O Ministério da Justiça e Segurança Pública autorizou o emprego da Força Nacional de Segurança Pública na TI nesta segunda-feira, por meio de uma portaria publicada no Diário Oficial da União. E durante esta tarde, a Funai se reunirá com as lideranças daTI Uru-Eu-Wau-Wau para tratar das reivindicações para a região.

 

       Mais de 75% do garimpo na Amazônia está a menos de 500 metros de corpos d’água

 

Garimpo e água convivem lado a lado na Amazônia. Dados divulgados na última 6ª feira (19/4) pelo MapBiomas indicam que 77% das áreas de garimpo na região amazônica estão a menos de 500 metros de algum corpo d’água. Dos 241 mil hectares garimpados na Amazônia brasileira (que, sozinhos, representam 92% de todo o garimpo no país), 186 mil hectares ficam a menos de meio quilômetro de algum curso d’água.

De acordo com o MapBiomas, 10% da área garimpada na Amazônia (25,1 mil hectares) estão dentro de Terras Indígenas, onde a atividade é ilegal. Os territórios mais afetados são as TI Kayapó, Munduruku e Yanomami. Como em outras áreas garimpadas na Amazônia, a maior parte desses pontos de retirada ilegal de metal também está localizada nas proximidades de corpos d’água, muitos utilizados por comunidades indígenas para pesca e abastecimento.

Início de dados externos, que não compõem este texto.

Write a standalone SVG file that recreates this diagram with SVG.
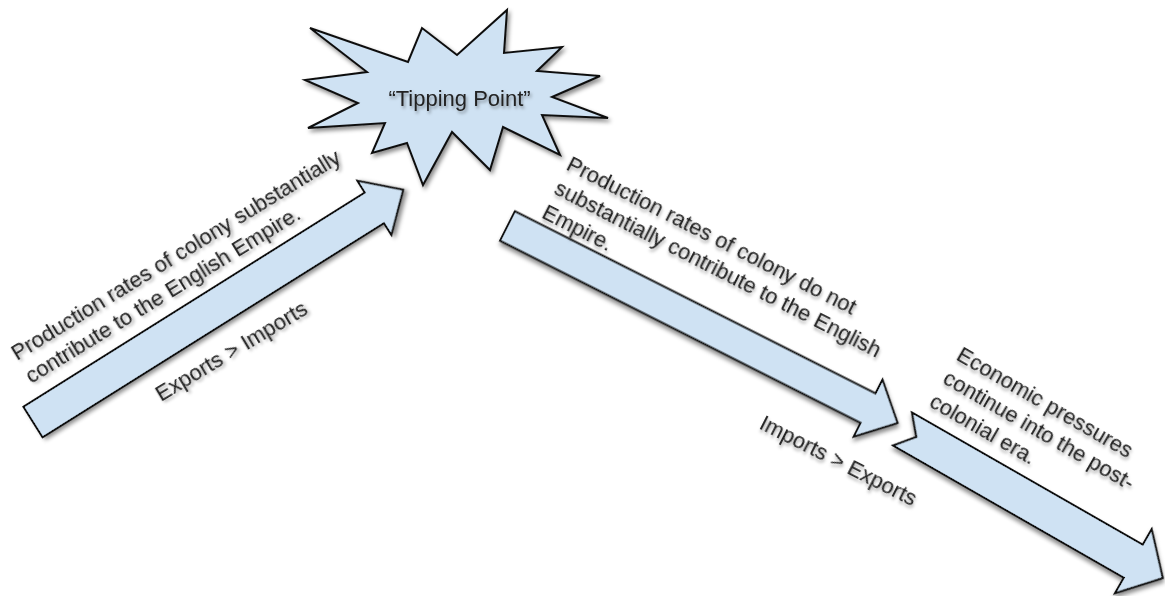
<svg xmlns="http://www.w3.org/2000/svg" width="1165" height="596" viewBox="0 0 1165 596">
<defs>
<filter id="sh" x="-20%" y="-20%" width="140%" height="140%">
<feDropShadow dx="2" dy="3" stdDeviation="2" flood-color="#000" flood-opacity="0.45"/>
</filter>
<filter id="tsh" x="-10%" y="-30%" width="120%" height="160%">
<feDropShadow dx="1.5" dy="2.5" stdDeviation="1.5" flood-color="#000" flood-opacity="0.35"/>
</filter>
<style>
.shape{fill:#cfe2f3;stroke:#111;stroke-width:2;stroke-linejoin:miter;filter:url(#sh)}
.lbl{font-family:"Liberation Sans",Arial,sans-serif;font-size:22px;fill:#222;filter:url(#tsh)}
</style>
</defs>
<rect width="1165" height="596" fill="#fff"/>

<g id="tipping-point">
<polygon class="shape" points="310,28 408,62 422,28 457,55 507,10 504,53 562,47 537,71 600,76 552,97 608,118 542,115 560,155 503,127 490,170 452,132 423,185 407,143 372,153 385,123 308,128 358,103 305,80 367,72"/>
<text class="lbl" x="459.5" y="106" text-anchor="middle">“Tipping Point”</text>
</g>

<g id="connectors">
<g id="arrow-rise">
<polygon class="shape" transform="translate(33,422) rotate(-32.1)" points="0,-18 403,-18 403,-32 437,0 403,32 403,18 0,18"/>
<text class="lbl" transform="translate(17,361) rotate(-31.5)"><tspan x="0" y="0">Production rates of colony substantially</tspan><tspan x="0" y="27">contribute to the English Empire.</tspan></text>
<text class="lbl" transform="translate(161,402) rotate(-31)">Exports &gt; Imports</text>
</g>

<g id="arrow-fall">
<polygon class="shape" transform="translate(507.5,226) rotate(26.8)" points="0,-16.5 404,-16.5 404,-32 437,0 404,32 404,16.5 0,16.5"/>
<text class="lbl" transform="translate(565,169) rotate(27)"><tspan x="0" y="0">Production rates of colony do not</tspan><tspan x="0" y="27">substantially contribute to the English</tspan><tspan x="0" y="54">Empire.</tspan></text>
<text class="lbl" transform="translate(758,428) rotate(27)">Imports &gt; Exports</text>
</g>

<g id="arrow-post">
<polygon class="shape" transform="translate(902.5,429) rotate(29.8)" points="0,-19 266,-19 266,-37 300,0 266,37 266,19 0,19 16,0"/>
<text class="lbl" transform="translate(955,359) rotate(30)"><tspan x="0" y="0">Economic pressures</tspan><tspan x="0" y="27">continue into the post-</tspan><tspan x="0" y="54">colonial era.</tspan></text>
</g>
</g>
</svg>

Na Terra Kayapó, a área garimpada compreende 13,79 mil ha, dos quais 9,6 mil (70%) ficam a menos de 500 metros de corpos d’água. Já na Terra Munduruku, o garimpo ocupa 5,46 mil ha, com 2,16 mil ha (39%) próximos de água. Por fim, a Terra Yanomami, que vive uma grave crise humanitária causada pelo garimpo ilegal, conta com 3,27 mil ha de terreno garimpado, dos quais 2,1 mil estão a, no máximo, meio quilômetro de distância de cursos d’água.

O levantamento do MapBiomas também identificou 201 pistas de pouso em Terras Indígenas amazônicas, o que também indica a forte presença do garimpo nessas áreas. A TI Yanomami concentra a maior parte (75), seguida por Raposa Serra do Sol (58), Kayapó (26), Munduruku (26) e Parque do Xingu (21).

Essas pistas também estão próximas aos pontos de garimpo nas Terras Indígenas. No caso da TI Yanomami, um terço das pistas (28) estão a menos de 5 km de alguma área de garimpo. A proporção é parecida na TI Kayapó, onde 34% (9) das pistas se localizam nas proximidades do garimpo. Já na TI Munduruku, 80% das pistas (17) se encontram na mesma condição.

“As Terras Indígenas são as áreas mais preservadas da Amazônia. Ainda assim, no seu interior, a concentração de garimpos próximos a cursos d’água é extremamente preocupante, uma vez que populações indígenas e ribeirinhas usam quase que exclusivamente dos rios e lagos para sua subsistência alimentar”, observou Cesar Diniz, coordenador técnico do mapeamento de mineração no MapBiomas. “A contaminação dos rios e lagos representa para ribeirinhos e indígenas a fome, a sede e graves riscos à saúde”.